The board was requested by the Department of Education to justify its capital funding requests by analysis of the current facilities, and hired consultants three years ago to conduct a ‘consultation process’ called “Imagine our Schools”.
Phase I of that process was completed last year, and involved primarily schools on the Halifax Peninsula. Now Phase II, outer-lying schools is underway.
On January 23, provincial and municipal representatives were invited the HRSB offices for an introduction to the process. That introduction raised many questions for me about the process itself.
I keep in my office an image labelled “Levels of Participation”; I refer to it often, whenever I find myself or constituents in the middle of a ‘consultation process’, to see just where on the scale this one falls, from outright manipulation through information-sharing, consensus-building, or, ideally, shared decision-making.
When I heard elected officials tell the Imagine Our Schools consultants that they’d never heard of the meetings, and hadn’t seen advertisements of consultations, I wondered how citizens would have found out about participation.
And when I was at later meetings, the sparse attendance, and some comments, suggested that indeed, few people were aware of an exercise which will lead to decisions about schools closing, staying open, or consolidating.
When I saw consultants list as a basic tenet that ‘all programs should be delivered in all schools’, I questioned where this assumption had come from, and was told it came from citizens involved with Phase I (urban core) schools. I pointed out then, and have repeatedly that this can’t be assumed true of citizens in outerlying schools. It may be true that parents want all programs in all schools, but if that comes at the cost of closing schools unable to deliver, for example, music in a specialized music room, it may not be the will of the community. But the question must be explicitly asked, and explicitly answered, before any presumption is
made.
The decisions about opening, closing and consolidating schools is
apparently largely based on physical facilities: whether or not a building includes a specialized music room, art room, lunch room, gym, etc. “Capacity” and projected future occupancy rates are also a major factor.
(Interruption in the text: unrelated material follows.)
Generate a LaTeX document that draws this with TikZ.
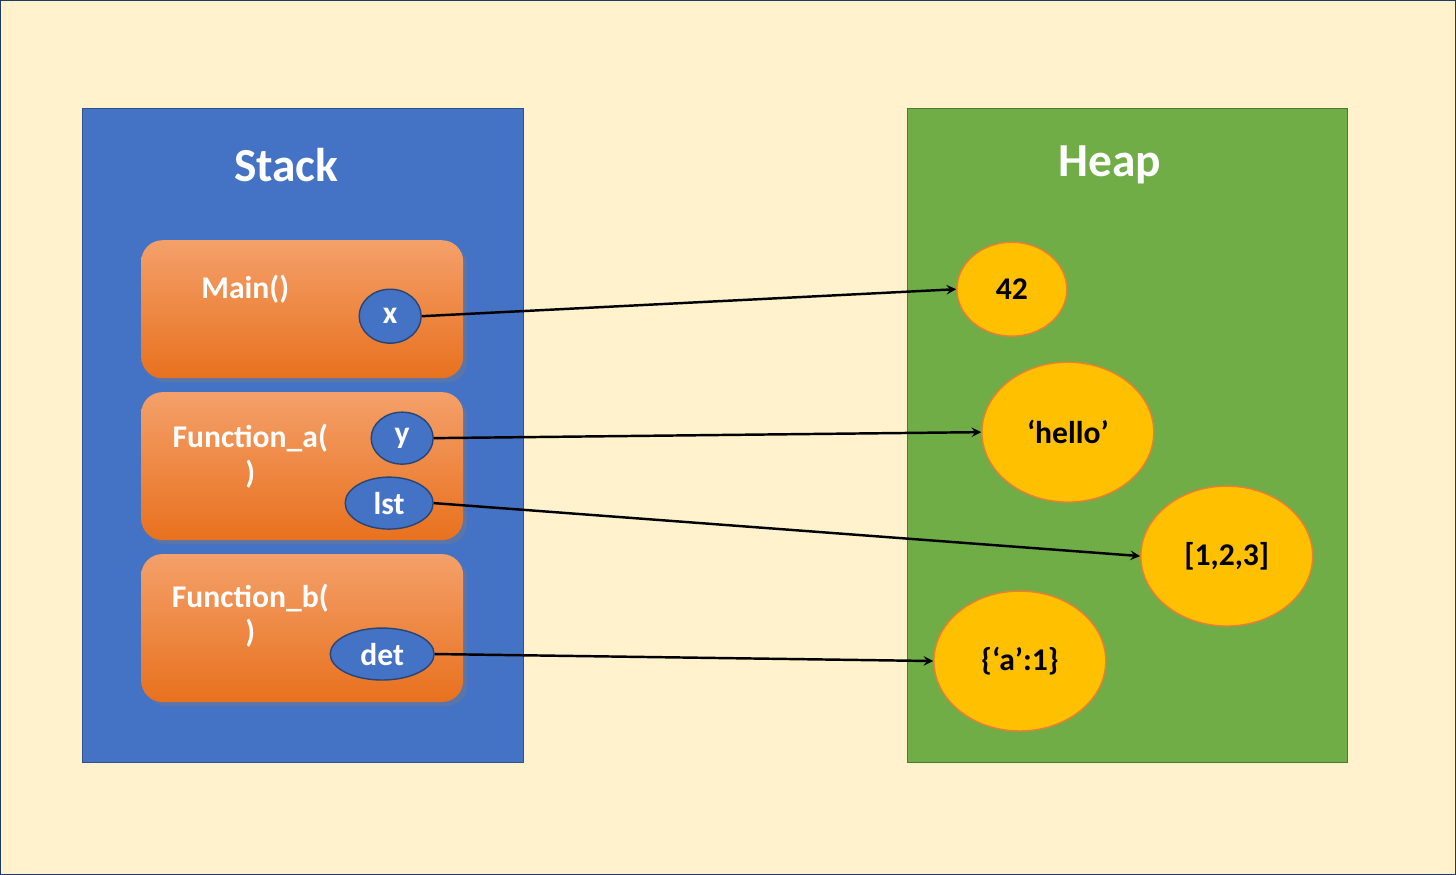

Many smaller, older schools lack these specialized spaces, but they are also often the schools in outer lying communities which are projected to decline in population (although consultants admitted they leave allowances for ‘unpredicted’ growth). If the unused classroom space is converted to these spaces, and the Department of Education formula of 22 square feet of classroom space per student is applied, suddenly these schools are much closer to the ideal 85% – 90% occupancy rate. At one Imagine our Schools
meeting, I asked whether these conversions would be calculated, before comparing occupancy rates in schools with existing program spaces, and those without. I was told the calculations would have to be made — but the next day preliminary recommendations about closures appeared, apparently before apples and oranges were unmixed.
This is the worst kind of consultation, and it can bear some of the worst kind of fruit for any community.
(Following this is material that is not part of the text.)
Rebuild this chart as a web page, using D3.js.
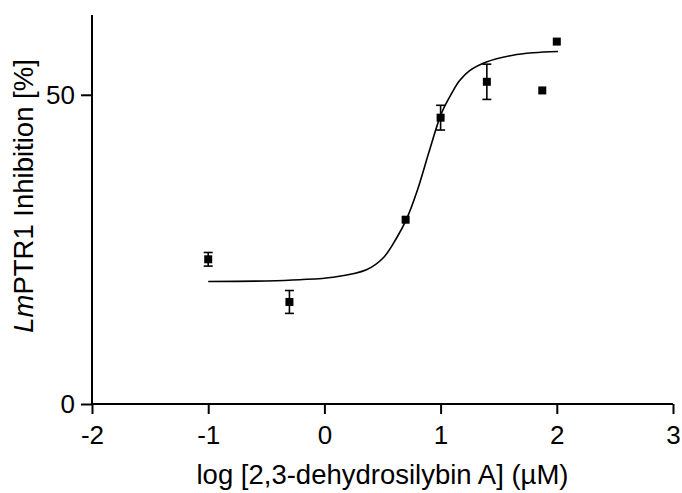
<!DOCTYPE html>
<html>
<head>
<meta charset="utf-8">
<script src="https://cdn.jsdelivr.net/npm/d3@7"></script>
<style>
  body { margin: 0; background: #fff; }
  text { font-family: "Liberation Sans", Arial, sans-serif; fill: #000; }
</style>
</head>
<body>
<div id="svgWrapper"></div>
<script>
"use strict"
// measured points (log conc, % inhibition, SEM)
const logConc = [-1, -0.301, 0.699, 1, 1.398, 1.875, 2];
const inhibition = [23.4, 16.5, 29.8, 46.3, 52.1, 50.7, 58.6];
const sem = [1.1, 1.85, 0, 2.0, 2.85, 0, 0];

// fitted curve
const curveX = [-1, -0.5, -0.212, 0.075, 0.362, 0.505, 0.62, 0.705, 0.792, 0.906, 1.007, 1.1, 1.164, 1.25, 1.394, 1.622, 1.8, 2.01];
const curveY = [19.8, 19.9, 20.1, 20.5, 21.7, 23.6, 26.8, 29.8, 34.1, 41.1, 47.0, 50.4, 52.3, 53.9, 55.3, 56.4, 56.8, 57.0];

const xTicks = [-2, -1, 0, 1, 2, 3];
const yTicks = [0, 50];

var fullWidth = 682;
var fullHeight = 493;

const svg = d3.select("#svgWrapper").append("svg")
    .attr("width", fullWidth).attr("height", fullHeight);

var padLeft = 92, padRight = 673, padTop = 15, padBottom = 404;

var xScale = d3.scaleLinear().domain([-2, 3]).range([padLeft, padRight]);
var yScale = d3.scaleLinear().domain([0, 62.9]).range([padBottom, padTop]);

// axes
var xAxis = d3.axisBottom(xScale).tickValues(xTicks).tickSize(10).tickPadding(12).tickFormat(d3.format("d"));
var yAxis = d3.axisLeft(yScale).tickValues(yTicks).tickSize(11).tickPadding(6);

var gx = svg.append("g").attr("transform", "translate(0," + padBottom + ")").call(xAxis);
var gy = svg.append("g").attr("transform", "translate(" + padLeft + ",0)").call(yAxis);

[gx, gy].forEach(function(g) {
    g.select(".domain").attr("stroke", "#000").attr("stroke-width", 2);
    g.selectAll(".tick line").attr("stroke", "#000").attr("stroke-width", 2);
    g.selectAll(".tick text").style("font-size", "26px").style("font-family", "'Liberation Sans', Arial, sans-serif").attr("fill", "#000");
});
// keep the domains as plain lines
gx.select(".domain").attr("d", "M" + padLeft + ",0H" + padRight);
gy.select(".domain").attr("d", "M0," + padTop + "V" + padBottom);
// tick minus sign as plain hyphen
gx.selectAll(".tick text").text(function(d) { return d < 0 ? "-" + Math.abs(d) : d; });

// fitted curve
svg.append("path")
    .datum(curveX.map(function(x, i) { return [x, curveY[i]]; }))
    .attr("fill", "none")
    .attr("stroke", "#000")
    .attr("stroke-width", 1.6)
    .attr("d", d3.line()
        .x(function(d) { return xScale(d[0]); })
        .y(function(d) { return yScale(d[1]); })
        .curve(d3.curveCatmullRom.alpha(0.5)));

// error bars
var pts = logConc.map(function(x, i) { return {x: x, y: inhibition[i], e: sem[i]}; });
var eb = svg.append("g").attr("stroke", "#000").attr("stroke-width", 1.6);
pts.filter(function(d) { return d.e > 0; }).forEach(function(d) {
    var cx = xScale(d.x);
    eb.append("line").attr("x1", cx).attr("x2", cx)
        .attr("y1", yScale(d.y + d.e)).attr("y2", yScale(d.y - d.e));
    [d.y + d.e, d.y - d.e].forEach(function(v) {
        eb.append("line").attr("x1", cx - 4.5).attr("x2", cx + 4.5)
            .attr("y1", yScale(v)).attr("y2", yScale(v));
    });
});

// markers
svg.append("g").selectAll("rect")
    .data(pts)
    .enter()
    .append("rect")
    .attr("x", function(d) { return xScale(d.x) - 4; })
    .attr("y", function(d) { return yScale(d.y) - 4; })
    .attr("width", 8).attr("height", 8)
    .attr("fill", "#000");

// axis titles
svg.append("text")
    .attr("x", (padLeft + padRight) / 2)
    .attr("y", 484)
    .attr("text-anchor", "middle")
    .style("font-size", "27.5px")
    .text("log [2,3-dehydrosilybin A] (µM)");

var yl = svg.append("text")
    .attr("transform", "translate(33,196) rotate(-90)")
    .attr("text-anchor", "middle")
    .style("font-size", "27.5px");
yl.append("tspan").style("font-style", "italic").text("Lm");
yl.append("tspan").text("PTR1 Inhibition [%]");
</script>
</body>
</html>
Schools are the heart of the community, and children carry with them their early experiences. If they spend hours on a bus,
being transported to a school instead of walking, and missing after-school activities because they might miss the bus, they are missing valuable experience- physically , socially and academically.
Some of our smaller schools, such as Sambro Elementary, have produced some of our finest students, and some of our most engaged citizens. Some communities decide that there are tradeoffs to be made to preserve smaller schools. Other communities do not.
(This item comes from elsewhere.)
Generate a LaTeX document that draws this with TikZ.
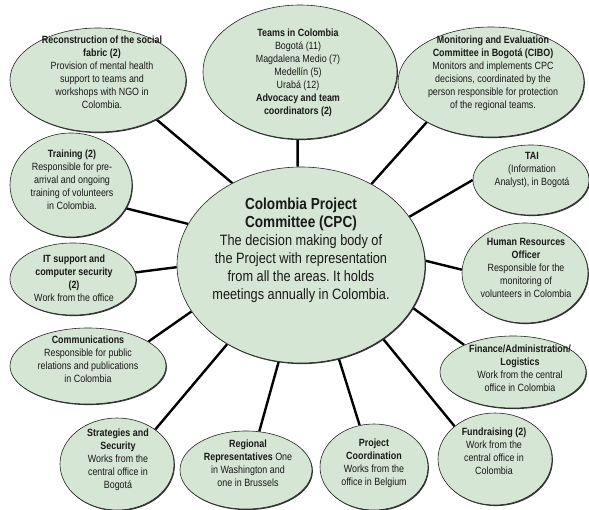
\documentclass[tikz,border=0pt]{standalone}
\usepackage{fontspec}
\setmainfont{Liberation Sans}
\newfontfamily\nar[FakeStretch=0.85]{Liberation Sans}
\usetikzlibrary{shapes.geometric,shadows,backgrounds}
\definecolor{bubfill}{RGB}{214,230,212}
\definecolor{txtcol}{RGB}{25,25,25}
\frenchspacing
\newcommand\cpcttl[1]{{\fontsize{16}{19}\selectfont\bfseries #1}}
\tikzset{
  bub/.style={ellipse, draw=black!85, line width=0.6pt, fill=bubfill, inner sep=0pt,
    drop shadow={shadow xshift=0.9pt, shadow yshift=-1.1pt, fill=black!80, opacity=1}},
  txt/.style={align=center, inner sep=0pt, text=txtcol, font=\nar\fontsize{10.5}{13}\selectfont},
  bigtxt/.style={align=center, inner sep=0pt, text=txtcol, font=\nar\fontsize{15}{18}\selectfont},
  conn/.style={line width=2.4pt, black}
}
\begin{document}
\begin{tikzpicture}[x=1pt, y=-1pt]
\useasboundingbox (0,0) rectangle (589,510);
% bubbles
\node[bub, minimum width=248pt, minimum height=196pt] (cpc) at (301,265) {};
\node[bub, minimum width=176pt, minimum height=104pt] (recon) at (98,80) {};
\node[bub, minimum width=194pt, minimum height=134pt] (teams) at (300,72) {};
\node[bub, minimum width=186pt, minimum height=110pt] (cibo) at (491,82) {};
\node[bub, minimum width=116pt, minimum height=70pt] (tai) at (531,180) {};
\node[bub, minimum width=126pt, minimum height=100pt] (hr) at (525,273) {};
\node[bub, minimum width=146pt, minimum height=72pt] (fin) at (513,372) {};
\node[bub, minimum width=114pt, minimum height=92pt] (fund) at (495,459) {};
\node[bub, minimum width=108pt, minimum height=86pt] (proj) at (374,467) {};
\node[bub, minimum width=132pt, minimum height=78pt] (reg) at (246,470) {};
\node[bub, minimum width=114pt, minimum height=92pt] (strat) at (117,464) {};
\node[bub, minimum width=156pt, minimum height=76pt] (comm) at (88,366) {};
\node[bub, minimum width=126pt, minimum height=72pt] (it) at (73,279) {};
\node[bub, minimum width=122pt, minimum height=104pt] (train) at (71,185) {};
% connectors
\begin{scope}[on background layer]
\draw[conn] (cpc.130.9) -- (recon.-34.1);
\draw[conn] (cpc.92.3) -- (teams.-92.6);
\draw[conn] (cpc.49.1) -- (cibo.212.4);
\draw[conn] (cpc.24.6) -- (tai.180);
\draw[conn] (cpc.2.3) -- (hr.177.3);
\draw[conn] (cpc.-21.2) -- (fin.151.6);
\draw[conn] (cpc.-42.4) -- (fund.141);
\draw[conn] (cpc.-68.7) -- (proj.109.3);
\draw[conn] (cpc.-103.9) -- (reg.71.6);
\draw[conn] (cpc.-133.5) -- (strat.42.8);
\draw[conn] (cpc.-157.1) -- (comm.22.8);
\draw[conn] (cpc.-179.1) -- (it.6.2);
\draw[conn] (cpc.160.7) -- (train.-23.7);
\end{scope}
% texts
\node[bigtxt] (cpcT) at (301,250) {\cpcttl{Colombia Project}\\\cpcttl{Committee (CPC)}\\The decision making body of\\the Project with representation\\from all the areas. It holds\\meetings annually in Colombia.};
\node[txt] (reconT) at (102,72) {\textbf{Reconstruction of the social}\\\textbf{fabric (2)}\\Provision of mental health\\support to teams and\\workshops with NGO in\\Colombia.};
\node[txt] (teamsT) at (298,73) {\textbf{Teams in Colombia}\\Bogotá (11)\\Magdalena Medio (7)\\Medellín (5)\\Urabá (12)\\\textbf{Advocacy and team}\\\textbf{coordinators (2)}};
\node[txt] (ciboT) at (493,73) {\textbf{Monitoring and Evaluation}\\\textbf{Committee in Bogotá (CIBO)}\\Monitors and implements CPC\\decisions, coordinated by the\\person responsible for protection\\of the regional teams.};
\node[txt] (taiT) at (532,170) {\textbf{TAI}\\(Information\\Analyst), in Bogotá};
\node[txt] (hrT) at (526,268) {\textbf{Human Resources}\\\textbf{Officer}\\Responsible for the\\monitoring of\\volunteers in Colombia};
\node[txt] (finT) at (520,368) {\textbf{Finance/Administration/}\\\textbf{Logistics}\\Work from the central\\office in Colombia};
\node[txt] (fundT) at (494,451) {\textbf{Fundraising (2)}\\Work from the\\central office in\\Colombia};
\node[txt] (projT) at (374,463) {\textbf{Project}\\\textbf{Coordination}\\Works from the\\office in Belgium};
\node[txt] (regT) at (248,463) {\textbf{Regional}\\\textbf{Representatives} One\\in Washington and\\one in Brussels};
\node[txt] (stratT) at (118,460) {\textbf{Strategies and}\\\textbf{Security}\\Works from the\\central office in\\Bogotá};
\node[txt] (commT) at (88,359) {\textbf{Communications}\\Responsible for public\\relations and publications\\in Colombia};
\node[txt] (itT) at (74,278) {\textbf{IT support and}\\\textbf{computer security}\\\textbf{(2)}\\Work from the office};
\node[txt] (trainT) at (72,180) {\textbf{Training (2)}\\Responsible for pre-\\arrival and ongoing\\training of volunteers\\in Colombia.};
\end{tikzpicture}
\end{document}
But these are not simple decisions. JL Ilsley may not be the most
modern high school in HRM, and may not even contain all the facilities of newer schools — but it can boast Rhodes scholars, professional artists, scientists,craftsmen, and a body of students who may go away to study or work, but come home to raise their children here, in schools they themselves attended.
Schools don’t serve only the narrow bandwidth of age between five and 18-years old, but entire communities. Their fate is not to be lightly decided, and certainly not to be decided, then publicly presented under the guise of asking community opinion.
I’m proud of the citizens who have gotten involved in the Imagine Our Schools process, and proud of those who’ve gotten others involved. The fate of our schools affects us all; please think about it, and make your opinions known, whatever they may be.